Since Nobl9 offers an SLO platform, we have a unique window into the challenges of software teams today. They want to stay productive, by shipping more features and staying ahead of their end-customer needs. They also want to be efficient, making sure that the way they build and deliver is not wasteful. Meanwhile, they need to ensure an excellent customer experience, even as they constantly shift the bits and adjust their deployments.
SLOs are a critical enabler of engineering velocity. SLOs highlight business risks that require attention, which means better alignment to business stakeholders around priorities and investment requirements. SLOs also encourage dialog and a feedback loop around the granularity of goals to the service. For example, you could delineate between your “checkout” experience on Black Friday from your “causal browsing” experience and set individual goals for each. This better matches engineering decisions, like change management and capacity planning, to business reality.
Tooling to the Rescue
One of the surprises of the last year has been the rise of AIOps as a proposed solution to managing operations. It seems that many providers are skipping right over the step of defining goals and delegating this responsibility to intelligent digital agents.
At Nobl9, we are investing in sophisticated AI-based tools to propose better SLOs. We are not entirely on board with handing the keys to our infrastructure to the robots yet, but adopting SLOs is step zero on the journey to achieving the vision of AIOps.
As organizations move from reactive to proactive, from manual to automated, and through the many technological shifts in their infrastructure, they need some grounding in user expectations. SLOs become a yardstick to measure the effectiveness of these investments and changes. We strongly agree that, as Morgan’s article states, “Tooling here can help immensely, especially with the latter approach, by providing suggestions based on historical data.” Recommending SLOs based on existing data is what we have built at Nobl9.
The Platform Owner Point of View
Kubernetes adoption continues to grow “up and to the right,” as they like to say at Google. And platform teams within organizations are becoming more sophisticated in offering common compute services to their application teams. If you run an internal platform, you need to have some sort of agreement or understanding with your app teams to ensure proper use of the platform and its expectations. Instead of treating SLOs as anonymous contracts, SLOs are useful to create a feedback loop and a dialog about the right level of service for each workload.

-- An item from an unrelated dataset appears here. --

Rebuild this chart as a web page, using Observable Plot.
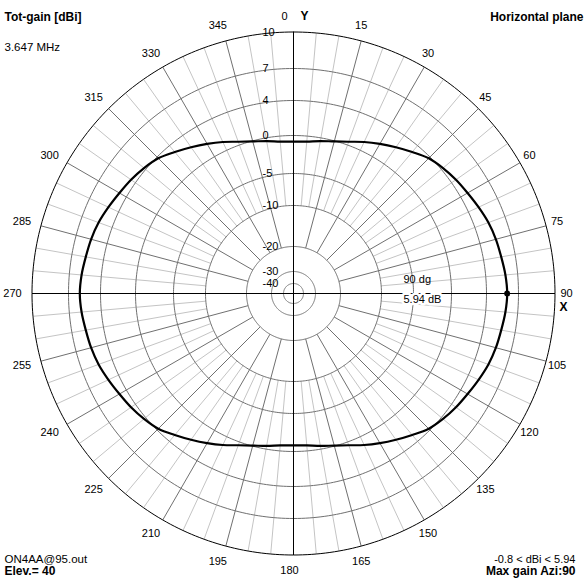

Better understanding is critical when you are part of the same organization. In today’s world, seeing the changes in real time and adjusting through both automation and deeper collaboration is crucial in meeting the conflicting tradeoffs of customer excellence, engineering productivity, and business efficiency. Finer-grain goals described in a common language means clarity across the layers of the stack and for the stakeholders of the service.
As a platform provider, you know not all workloads are the same. Differentiation of priorities and making clear choices are part of your growth strategy. Everyone needs clear rules and goals for the service to drive their engineering decisions. Better decision-making is how you scale your digital services to the demands of our modern world.
Software systems are not uniform, and your platform is not an anonymous pile of computational power. Now more than ever, context is critical to providing excellent, efficient service. And SLOs provide precisely that context.